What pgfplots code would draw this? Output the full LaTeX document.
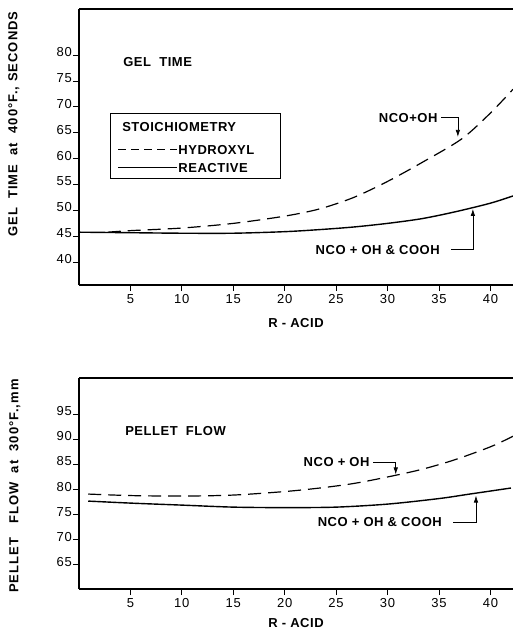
* * *
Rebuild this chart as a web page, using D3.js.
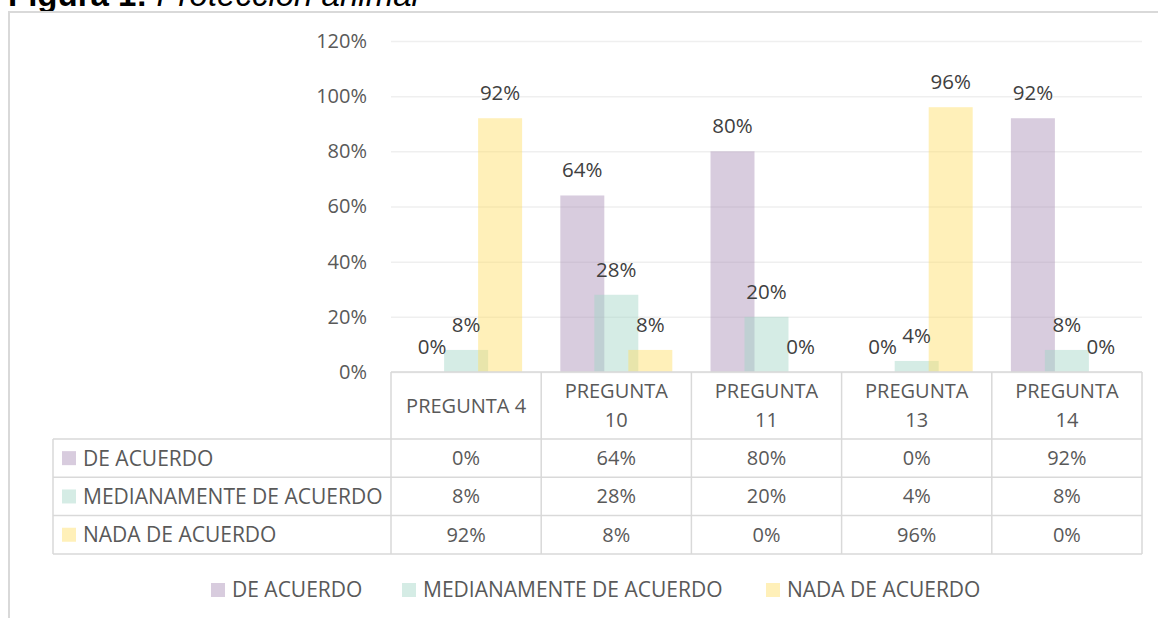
--
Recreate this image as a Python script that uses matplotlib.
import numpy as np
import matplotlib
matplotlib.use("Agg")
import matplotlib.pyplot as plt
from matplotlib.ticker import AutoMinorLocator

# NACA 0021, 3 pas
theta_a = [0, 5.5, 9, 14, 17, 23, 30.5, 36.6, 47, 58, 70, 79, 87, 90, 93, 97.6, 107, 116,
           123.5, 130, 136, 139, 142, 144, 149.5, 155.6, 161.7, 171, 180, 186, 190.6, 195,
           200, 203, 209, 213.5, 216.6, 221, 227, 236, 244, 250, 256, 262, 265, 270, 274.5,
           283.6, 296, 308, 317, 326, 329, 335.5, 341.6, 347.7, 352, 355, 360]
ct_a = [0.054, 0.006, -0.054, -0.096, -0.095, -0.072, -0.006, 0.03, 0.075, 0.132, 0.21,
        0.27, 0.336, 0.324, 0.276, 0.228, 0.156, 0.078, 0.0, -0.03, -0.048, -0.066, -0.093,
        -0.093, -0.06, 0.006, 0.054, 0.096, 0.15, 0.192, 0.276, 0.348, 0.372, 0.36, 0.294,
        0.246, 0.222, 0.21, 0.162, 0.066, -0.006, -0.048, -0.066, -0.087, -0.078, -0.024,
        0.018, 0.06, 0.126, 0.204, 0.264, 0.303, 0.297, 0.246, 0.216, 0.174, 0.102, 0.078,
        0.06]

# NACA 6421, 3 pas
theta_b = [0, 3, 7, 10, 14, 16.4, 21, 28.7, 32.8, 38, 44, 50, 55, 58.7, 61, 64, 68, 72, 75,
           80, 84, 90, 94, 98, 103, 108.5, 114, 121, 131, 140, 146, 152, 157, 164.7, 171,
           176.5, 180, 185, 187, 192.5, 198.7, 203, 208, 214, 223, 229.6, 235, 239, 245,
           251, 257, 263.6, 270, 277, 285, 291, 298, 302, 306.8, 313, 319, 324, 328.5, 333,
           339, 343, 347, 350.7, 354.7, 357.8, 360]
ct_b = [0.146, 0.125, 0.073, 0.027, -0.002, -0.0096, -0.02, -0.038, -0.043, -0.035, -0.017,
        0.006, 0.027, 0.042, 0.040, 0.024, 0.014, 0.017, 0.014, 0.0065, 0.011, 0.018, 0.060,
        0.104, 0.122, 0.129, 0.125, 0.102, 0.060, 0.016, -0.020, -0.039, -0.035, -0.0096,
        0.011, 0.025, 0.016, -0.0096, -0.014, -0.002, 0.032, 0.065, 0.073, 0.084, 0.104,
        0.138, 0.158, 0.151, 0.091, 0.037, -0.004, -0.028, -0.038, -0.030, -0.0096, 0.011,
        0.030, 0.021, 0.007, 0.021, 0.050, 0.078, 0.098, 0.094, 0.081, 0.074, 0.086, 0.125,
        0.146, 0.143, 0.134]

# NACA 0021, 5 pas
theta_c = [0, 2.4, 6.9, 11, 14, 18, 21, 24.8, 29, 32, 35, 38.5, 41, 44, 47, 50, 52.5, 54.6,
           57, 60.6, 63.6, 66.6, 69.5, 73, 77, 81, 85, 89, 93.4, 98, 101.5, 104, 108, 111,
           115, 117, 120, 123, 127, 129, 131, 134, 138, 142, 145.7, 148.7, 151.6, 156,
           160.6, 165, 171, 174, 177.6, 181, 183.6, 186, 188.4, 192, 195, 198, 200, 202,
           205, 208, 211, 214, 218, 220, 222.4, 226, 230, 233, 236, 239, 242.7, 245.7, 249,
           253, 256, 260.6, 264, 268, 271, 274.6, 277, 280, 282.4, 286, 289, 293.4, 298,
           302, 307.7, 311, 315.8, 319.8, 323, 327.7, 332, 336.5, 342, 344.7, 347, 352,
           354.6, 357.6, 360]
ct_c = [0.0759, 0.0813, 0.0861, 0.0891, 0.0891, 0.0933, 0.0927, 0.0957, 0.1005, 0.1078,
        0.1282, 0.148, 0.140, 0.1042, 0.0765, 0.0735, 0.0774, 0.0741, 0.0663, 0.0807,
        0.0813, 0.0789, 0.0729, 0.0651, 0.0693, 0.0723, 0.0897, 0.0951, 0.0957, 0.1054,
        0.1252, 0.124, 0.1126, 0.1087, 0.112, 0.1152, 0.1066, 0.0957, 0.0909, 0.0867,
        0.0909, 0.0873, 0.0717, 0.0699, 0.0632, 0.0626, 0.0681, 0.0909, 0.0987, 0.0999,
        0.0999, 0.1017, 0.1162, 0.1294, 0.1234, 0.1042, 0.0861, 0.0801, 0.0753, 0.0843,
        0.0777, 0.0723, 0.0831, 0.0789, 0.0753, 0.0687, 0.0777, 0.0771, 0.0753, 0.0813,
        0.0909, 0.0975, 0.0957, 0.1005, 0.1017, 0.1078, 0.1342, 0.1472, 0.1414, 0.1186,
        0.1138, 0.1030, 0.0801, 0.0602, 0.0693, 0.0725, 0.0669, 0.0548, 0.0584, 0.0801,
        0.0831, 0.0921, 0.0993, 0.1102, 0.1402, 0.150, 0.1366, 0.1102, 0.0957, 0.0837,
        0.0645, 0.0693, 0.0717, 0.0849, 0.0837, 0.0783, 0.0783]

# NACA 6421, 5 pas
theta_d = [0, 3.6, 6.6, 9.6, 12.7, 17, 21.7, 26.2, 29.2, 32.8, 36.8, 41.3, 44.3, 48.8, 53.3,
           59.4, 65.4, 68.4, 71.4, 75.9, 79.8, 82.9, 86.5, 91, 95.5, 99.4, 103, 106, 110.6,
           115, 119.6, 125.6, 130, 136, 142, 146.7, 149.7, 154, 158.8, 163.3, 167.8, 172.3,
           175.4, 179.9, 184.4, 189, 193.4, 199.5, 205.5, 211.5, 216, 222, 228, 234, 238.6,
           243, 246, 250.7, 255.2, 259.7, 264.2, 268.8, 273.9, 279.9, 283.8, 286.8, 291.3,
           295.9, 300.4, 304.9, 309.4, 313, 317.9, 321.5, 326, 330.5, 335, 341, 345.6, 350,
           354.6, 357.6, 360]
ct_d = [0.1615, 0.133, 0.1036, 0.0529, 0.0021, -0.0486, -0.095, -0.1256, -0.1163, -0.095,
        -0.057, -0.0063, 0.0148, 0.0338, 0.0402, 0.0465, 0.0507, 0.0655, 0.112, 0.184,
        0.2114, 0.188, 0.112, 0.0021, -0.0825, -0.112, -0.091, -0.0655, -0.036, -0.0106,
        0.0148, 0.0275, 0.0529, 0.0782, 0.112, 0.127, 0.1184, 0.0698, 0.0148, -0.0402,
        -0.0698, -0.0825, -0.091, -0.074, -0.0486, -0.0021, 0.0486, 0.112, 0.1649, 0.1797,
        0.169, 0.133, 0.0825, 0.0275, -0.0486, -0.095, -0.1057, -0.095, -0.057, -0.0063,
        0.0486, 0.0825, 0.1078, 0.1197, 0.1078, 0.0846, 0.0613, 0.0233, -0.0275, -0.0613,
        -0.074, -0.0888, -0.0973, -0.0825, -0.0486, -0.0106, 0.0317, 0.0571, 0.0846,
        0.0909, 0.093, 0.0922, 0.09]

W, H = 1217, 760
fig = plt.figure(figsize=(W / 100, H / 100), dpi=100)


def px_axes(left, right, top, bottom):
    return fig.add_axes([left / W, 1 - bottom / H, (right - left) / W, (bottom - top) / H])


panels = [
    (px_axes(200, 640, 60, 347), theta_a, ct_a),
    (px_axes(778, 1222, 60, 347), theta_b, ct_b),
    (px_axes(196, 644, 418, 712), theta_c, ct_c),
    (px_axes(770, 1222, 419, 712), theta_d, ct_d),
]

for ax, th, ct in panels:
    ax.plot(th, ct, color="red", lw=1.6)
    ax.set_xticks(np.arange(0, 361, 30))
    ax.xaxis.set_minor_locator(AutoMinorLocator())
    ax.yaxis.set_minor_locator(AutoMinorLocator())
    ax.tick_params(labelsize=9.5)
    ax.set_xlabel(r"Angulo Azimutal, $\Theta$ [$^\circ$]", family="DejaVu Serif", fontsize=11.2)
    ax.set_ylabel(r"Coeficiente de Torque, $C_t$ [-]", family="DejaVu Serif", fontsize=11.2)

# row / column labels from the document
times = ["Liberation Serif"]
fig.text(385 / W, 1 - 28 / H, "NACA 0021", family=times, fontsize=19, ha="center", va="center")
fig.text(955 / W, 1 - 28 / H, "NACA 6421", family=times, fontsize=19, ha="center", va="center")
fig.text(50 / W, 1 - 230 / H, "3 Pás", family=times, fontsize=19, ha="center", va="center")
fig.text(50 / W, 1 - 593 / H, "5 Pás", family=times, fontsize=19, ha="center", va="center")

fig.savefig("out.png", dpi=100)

▶ [Set task]: In the listing above, find the line containing "Recreate this image" and the line containing "from matplotlib.ticker import", then quote both, plus every line between them, exactly as written.

▶ [Output below]:
Recreate this image as a Python script that uses matplotlib.
import numpy as np
import matplotlib
matplotlib.use("Agg")
import matplotlib.pyplot as plt
from matplotlib.ticker import AutoMinorLocator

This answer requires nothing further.